80 percent of this blog’s readers are from Germany. Germany is an interesting market with a lot of potential. Why don’t you have a bigger presence here, for instance with your own branch office?
Well, our headquarters is located at the German border, with many employees coming from Germany. We have more implementation partners in Germany than anywhere else in the world. Basel has excellent flight- and train connections to every important German location. In short, a branch office wouldn’t change a thing, except add more administrative effort and more costs. This cannot be in the best interest of our customers.
A start-up question at the end: You and your partner Pascal Mangold have an unbelievable corporate backpack. What is your advice to young people who want to found a high-tech company in Switzerland today?
Do it! Seriously, doing your own thing is life-changing. OK, it isn’t everyone’s cup of tea to survive and thrive. One must ask, “What is my motivation?” Money as a motivator isn’t enough, and won’t make you happy in the unlikely event that you are successful.
To want to grow individually is definitely a much better motivation. To make the world a better place (in a large or small context) is a good reason! Motivation is important, because the moment will come where absolutely everything will go wrong.

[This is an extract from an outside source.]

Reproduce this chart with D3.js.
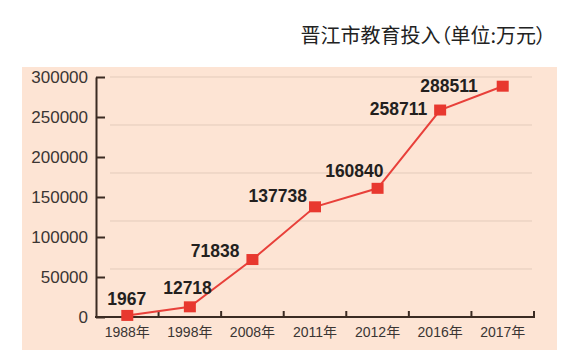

I started my first company (without success) while still in school. My second (without success) and third (still pretty much a failure) during my university studies. I learned something every time, especially about myself. “To found companies is, in a manner of speaking, ‘agile product development’ of one’s own self.”
I also benefitted by never taking anything for granted. In that sense, the first setbacks were surely formative. And thus, the journey remains its own reward. And as I learned during my first day at the university: even the journey of a thousand miles begins with a single step. Have fun getting started!
Boris, thank you very much for your time.